Problem:
Which lines include the word "with"? Copy each of them.

Recorded data:

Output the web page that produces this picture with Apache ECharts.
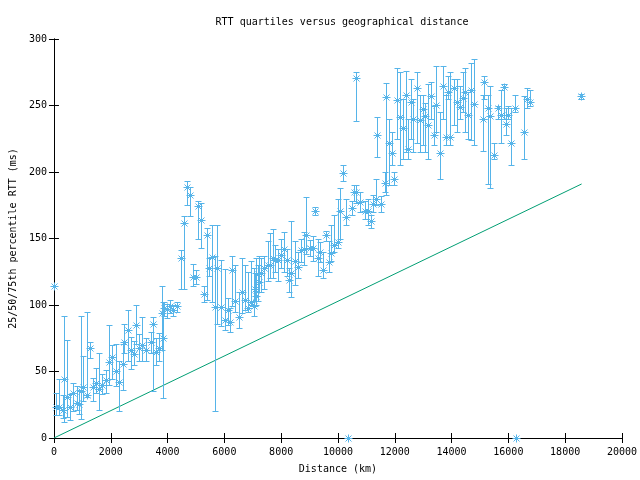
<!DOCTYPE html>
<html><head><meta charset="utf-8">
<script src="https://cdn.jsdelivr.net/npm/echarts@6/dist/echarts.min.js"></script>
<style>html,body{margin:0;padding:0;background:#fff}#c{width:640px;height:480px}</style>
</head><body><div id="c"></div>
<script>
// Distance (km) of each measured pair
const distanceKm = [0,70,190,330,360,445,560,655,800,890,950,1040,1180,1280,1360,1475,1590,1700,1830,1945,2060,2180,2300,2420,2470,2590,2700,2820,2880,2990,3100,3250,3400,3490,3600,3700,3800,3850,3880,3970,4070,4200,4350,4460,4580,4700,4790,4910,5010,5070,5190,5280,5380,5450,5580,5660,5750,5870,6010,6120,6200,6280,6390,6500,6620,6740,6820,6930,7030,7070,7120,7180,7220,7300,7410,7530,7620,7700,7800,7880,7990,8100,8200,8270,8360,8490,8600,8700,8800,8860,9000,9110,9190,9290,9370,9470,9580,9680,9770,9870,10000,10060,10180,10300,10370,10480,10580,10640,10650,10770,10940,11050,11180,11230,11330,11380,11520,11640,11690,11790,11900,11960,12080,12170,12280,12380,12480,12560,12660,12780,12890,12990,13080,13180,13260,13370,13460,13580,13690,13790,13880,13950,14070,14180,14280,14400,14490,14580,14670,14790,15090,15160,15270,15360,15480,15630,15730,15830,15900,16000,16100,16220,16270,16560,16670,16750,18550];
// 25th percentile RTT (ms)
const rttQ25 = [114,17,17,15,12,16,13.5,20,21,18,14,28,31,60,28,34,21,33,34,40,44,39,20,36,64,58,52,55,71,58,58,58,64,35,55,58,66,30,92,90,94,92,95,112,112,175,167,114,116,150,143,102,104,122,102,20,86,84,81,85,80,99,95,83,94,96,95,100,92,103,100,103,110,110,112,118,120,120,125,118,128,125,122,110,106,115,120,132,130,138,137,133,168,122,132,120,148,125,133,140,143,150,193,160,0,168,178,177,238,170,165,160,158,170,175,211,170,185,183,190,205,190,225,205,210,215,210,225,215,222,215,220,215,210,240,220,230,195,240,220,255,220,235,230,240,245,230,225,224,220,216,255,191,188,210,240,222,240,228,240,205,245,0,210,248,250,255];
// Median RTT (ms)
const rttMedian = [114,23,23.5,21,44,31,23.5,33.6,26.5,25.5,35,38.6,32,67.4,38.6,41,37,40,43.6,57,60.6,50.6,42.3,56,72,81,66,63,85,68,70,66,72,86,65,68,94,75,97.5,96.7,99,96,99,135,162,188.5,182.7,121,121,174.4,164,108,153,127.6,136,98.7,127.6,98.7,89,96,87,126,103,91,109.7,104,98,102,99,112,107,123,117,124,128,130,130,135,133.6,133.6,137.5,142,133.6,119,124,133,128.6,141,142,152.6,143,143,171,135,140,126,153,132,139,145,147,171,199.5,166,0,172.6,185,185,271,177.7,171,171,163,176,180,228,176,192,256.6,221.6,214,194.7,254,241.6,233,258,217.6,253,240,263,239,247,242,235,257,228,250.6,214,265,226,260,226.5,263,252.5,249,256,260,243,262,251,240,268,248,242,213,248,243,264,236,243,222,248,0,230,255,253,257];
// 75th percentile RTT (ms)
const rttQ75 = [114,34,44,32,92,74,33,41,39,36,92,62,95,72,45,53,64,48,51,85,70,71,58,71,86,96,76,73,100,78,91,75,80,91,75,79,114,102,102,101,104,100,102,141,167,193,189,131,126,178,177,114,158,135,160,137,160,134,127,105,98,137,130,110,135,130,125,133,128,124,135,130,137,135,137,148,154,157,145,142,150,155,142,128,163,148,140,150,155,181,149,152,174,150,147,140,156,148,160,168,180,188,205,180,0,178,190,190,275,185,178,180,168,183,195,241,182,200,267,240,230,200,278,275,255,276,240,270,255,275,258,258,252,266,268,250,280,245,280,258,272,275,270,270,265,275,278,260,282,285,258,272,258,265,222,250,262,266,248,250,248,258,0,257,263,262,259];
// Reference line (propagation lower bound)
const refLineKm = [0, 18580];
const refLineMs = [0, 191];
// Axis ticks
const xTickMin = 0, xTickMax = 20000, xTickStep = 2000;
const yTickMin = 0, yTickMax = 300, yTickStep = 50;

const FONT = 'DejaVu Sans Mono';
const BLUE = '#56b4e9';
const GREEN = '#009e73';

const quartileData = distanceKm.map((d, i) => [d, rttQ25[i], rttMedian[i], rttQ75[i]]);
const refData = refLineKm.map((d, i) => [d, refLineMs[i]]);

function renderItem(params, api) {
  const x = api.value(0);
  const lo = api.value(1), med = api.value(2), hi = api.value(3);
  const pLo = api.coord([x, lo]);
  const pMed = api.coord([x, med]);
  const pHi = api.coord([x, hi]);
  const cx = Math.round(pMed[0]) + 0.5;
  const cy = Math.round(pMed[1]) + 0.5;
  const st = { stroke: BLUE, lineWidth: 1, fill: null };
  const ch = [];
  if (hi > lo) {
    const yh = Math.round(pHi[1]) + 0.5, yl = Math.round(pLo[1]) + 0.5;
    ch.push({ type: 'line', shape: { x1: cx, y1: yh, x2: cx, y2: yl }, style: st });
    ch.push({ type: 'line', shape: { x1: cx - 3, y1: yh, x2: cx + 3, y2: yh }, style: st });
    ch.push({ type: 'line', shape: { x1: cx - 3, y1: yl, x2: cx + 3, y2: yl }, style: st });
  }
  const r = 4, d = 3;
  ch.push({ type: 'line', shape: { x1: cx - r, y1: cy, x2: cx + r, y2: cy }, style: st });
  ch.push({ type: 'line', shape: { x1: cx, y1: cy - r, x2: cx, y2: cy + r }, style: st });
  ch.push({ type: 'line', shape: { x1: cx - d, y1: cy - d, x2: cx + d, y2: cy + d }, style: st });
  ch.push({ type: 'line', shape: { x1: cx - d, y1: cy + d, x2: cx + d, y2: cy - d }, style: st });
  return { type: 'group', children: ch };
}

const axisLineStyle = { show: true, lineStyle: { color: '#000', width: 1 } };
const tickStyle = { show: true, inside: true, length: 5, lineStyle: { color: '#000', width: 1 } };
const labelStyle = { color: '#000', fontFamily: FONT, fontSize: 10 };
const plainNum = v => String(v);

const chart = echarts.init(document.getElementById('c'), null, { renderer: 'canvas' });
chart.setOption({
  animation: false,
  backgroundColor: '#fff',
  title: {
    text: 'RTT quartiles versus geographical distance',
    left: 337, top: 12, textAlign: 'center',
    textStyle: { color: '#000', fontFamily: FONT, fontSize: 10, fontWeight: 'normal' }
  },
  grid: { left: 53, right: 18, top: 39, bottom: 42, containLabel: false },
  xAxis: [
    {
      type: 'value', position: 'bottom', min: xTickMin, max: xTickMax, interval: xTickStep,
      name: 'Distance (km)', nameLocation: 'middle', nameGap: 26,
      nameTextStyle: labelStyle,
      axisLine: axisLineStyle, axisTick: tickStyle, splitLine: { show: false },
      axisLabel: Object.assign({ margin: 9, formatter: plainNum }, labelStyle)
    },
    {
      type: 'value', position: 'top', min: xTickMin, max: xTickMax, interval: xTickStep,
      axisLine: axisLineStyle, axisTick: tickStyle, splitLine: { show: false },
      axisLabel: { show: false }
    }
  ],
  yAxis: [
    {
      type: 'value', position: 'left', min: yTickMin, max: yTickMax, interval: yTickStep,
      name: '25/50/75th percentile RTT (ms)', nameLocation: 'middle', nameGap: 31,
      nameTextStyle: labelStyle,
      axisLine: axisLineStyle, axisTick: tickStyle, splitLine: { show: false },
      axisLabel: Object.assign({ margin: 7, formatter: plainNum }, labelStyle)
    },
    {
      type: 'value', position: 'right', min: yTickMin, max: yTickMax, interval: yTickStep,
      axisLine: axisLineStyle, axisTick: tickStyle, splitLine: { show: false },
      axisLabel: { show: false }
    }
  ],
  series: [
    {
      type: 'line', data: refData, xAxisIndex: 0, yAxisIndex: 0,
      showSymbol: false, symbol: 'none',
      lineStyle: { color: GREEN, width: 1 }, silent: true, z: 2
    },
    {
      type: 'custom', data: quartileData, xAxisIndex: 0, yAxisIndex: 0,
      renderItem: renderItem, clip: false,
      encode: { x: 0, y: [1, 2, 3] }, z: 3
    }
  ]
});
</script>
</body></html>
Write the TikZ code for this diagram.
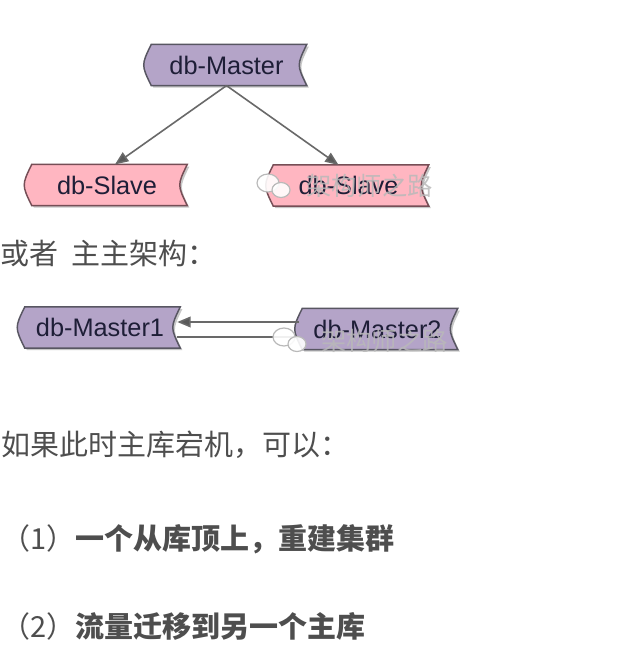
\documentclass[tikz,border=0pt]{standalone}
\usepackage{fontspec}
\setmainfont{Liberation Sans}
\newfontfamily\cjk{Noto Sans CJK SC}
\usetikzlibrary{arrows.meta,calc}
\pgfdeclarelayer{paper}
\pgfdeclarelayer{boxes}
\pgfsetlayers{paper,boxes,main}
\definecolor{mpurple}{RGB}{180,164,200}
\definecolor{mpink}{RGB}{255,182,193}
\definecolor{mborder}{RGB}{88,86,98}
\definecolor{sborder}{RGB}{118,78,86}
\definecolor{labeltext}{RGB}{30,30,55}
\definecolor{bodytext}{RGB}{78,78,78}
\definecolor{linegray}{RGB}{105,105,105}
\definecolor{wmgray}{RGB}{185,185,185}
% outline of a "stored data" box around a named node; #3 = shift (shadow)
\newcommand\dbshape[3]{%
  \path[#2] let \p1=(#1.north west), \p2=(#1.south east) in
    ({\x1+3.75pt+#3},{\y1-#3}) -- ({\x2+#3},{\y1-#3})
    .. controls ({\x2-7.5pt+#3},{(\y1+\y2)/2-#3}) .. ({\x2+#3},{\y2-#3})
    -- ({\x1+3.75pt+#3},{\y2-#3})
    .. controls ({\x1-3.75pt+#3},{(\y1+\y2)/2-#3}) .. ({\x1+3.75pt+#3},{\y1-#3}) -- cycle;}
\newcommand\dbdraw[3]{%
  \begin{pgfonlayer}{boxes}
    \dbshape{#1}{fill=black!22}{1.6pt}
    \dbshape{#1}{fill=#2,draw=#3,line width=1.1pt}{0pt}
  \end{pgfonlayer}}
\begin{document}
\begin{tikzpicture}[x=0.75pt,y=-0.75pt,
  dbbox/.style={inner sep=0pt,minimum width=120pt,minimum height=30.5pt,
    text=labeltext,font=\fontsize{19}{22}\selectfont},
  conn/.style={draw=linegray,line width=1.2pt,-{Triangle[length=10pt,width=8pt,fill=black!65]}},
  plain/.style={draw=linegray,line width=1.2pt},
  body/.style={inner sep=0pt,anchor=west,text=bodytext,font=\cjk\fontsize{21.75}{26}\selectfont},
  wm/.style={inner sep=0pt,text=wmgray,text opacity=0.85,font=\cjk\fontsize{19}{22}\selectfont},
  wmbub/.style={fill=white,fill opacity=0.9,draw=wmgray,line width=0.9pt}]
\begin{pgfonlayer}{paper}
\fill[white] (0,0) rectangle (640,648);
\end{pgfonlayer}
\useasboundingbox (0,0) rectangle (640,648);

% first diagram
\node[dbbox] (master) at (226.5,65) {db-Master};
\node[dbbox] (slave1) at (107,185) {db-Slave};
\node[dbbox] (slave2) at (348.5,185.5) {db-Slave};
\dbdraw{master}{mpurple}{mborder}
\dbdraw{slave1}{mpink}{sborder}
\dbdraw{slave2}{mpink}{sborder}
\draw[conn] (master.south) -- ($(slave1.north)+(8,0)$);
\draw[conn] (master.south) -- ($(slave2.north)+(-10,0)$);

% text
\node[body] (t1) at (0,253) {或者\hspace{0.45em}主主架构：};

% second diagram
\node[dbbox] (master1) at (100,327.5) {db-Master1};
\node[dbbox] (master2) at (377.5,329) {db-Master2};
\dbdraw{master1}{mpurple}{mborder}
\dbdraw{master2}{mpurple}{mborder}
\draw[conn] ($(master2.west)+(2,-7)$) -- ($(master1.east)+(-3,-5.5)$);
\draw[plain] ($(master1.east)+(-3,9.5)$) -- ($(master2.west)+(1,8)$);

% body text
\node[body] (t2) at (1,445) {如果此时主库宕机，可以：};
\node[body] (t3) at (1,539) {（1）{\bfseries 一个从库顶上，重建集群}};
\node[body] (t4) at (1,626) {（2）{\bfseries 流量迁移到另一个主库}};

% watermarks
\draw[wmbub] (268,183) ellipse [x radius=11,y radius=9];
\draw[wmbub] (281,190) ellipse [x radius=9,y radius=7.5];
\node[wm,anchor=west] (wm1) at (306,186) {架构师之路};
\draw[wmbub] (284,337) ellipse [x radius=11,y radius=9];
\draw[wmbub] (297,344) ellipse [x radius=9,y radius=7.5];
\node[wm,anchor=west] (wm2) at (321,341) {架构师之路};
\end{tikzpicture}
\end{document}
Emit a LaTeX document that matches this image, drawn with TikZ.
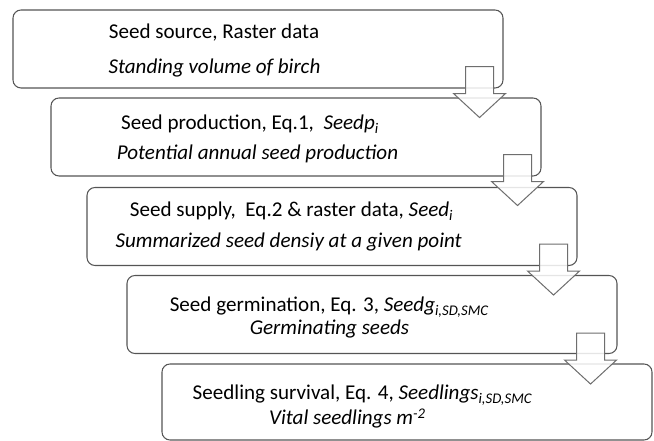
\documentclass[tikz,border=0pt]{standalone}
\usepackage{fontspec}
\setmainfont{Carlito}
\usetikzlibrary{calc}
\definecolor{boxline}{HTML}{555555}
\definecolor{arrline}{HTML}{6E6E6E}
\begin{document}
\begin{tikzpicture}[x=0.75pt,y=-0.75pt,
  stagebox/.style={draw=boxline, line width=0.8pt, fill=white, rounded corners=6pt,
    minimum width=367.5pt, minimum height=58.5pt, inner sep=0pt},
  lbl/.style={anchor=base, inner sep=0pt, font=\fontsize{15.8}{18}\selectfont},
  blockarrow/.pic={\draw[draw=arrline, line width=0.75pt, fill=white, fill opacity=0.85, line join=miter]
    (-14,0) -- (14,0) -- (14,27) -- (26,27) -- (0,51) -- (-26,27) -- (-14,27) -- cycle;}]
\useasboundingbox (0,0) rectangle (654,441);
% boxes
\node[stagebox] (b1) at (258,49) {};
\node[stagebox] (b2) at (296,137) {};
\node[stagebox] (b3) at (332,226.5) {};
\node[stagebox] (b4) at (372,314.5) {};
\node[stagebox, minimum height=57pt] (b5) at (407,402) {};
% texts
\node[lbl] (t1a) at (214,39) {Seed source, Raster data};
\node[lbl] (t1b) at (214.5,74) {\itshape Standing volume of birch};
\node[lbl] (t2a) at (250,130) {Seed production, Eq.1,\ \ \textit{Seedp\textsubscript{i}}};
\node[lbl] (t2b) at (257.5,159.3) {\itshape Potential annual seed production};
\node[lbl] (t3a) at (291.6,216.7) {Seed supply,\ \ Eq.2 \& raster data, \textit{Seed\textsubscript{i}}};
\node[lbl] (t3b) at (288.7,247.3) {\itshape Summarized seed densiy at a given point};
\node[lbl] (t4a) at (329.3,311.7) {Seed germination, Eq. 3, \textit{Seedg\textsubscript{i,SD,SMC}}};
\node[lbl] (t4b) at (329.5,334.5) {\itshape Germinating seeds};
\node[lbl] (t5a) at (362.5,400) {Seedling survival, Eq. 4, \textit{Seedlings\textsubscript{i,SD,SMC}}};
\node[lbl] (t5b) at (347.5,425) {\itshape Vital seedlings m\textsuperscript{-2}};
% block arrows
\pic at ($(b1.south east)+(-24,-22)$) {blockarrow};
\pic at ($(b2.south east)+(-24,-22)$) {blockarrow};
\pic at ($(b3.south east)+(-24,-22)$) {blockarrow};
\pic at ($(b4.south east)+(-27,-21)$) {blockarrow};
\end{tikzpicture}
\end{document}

Result for this task:
Output the web page that produces this picture with Apache ECharts.
Emit a LaTeX document that matches this image, drawn with TikZ.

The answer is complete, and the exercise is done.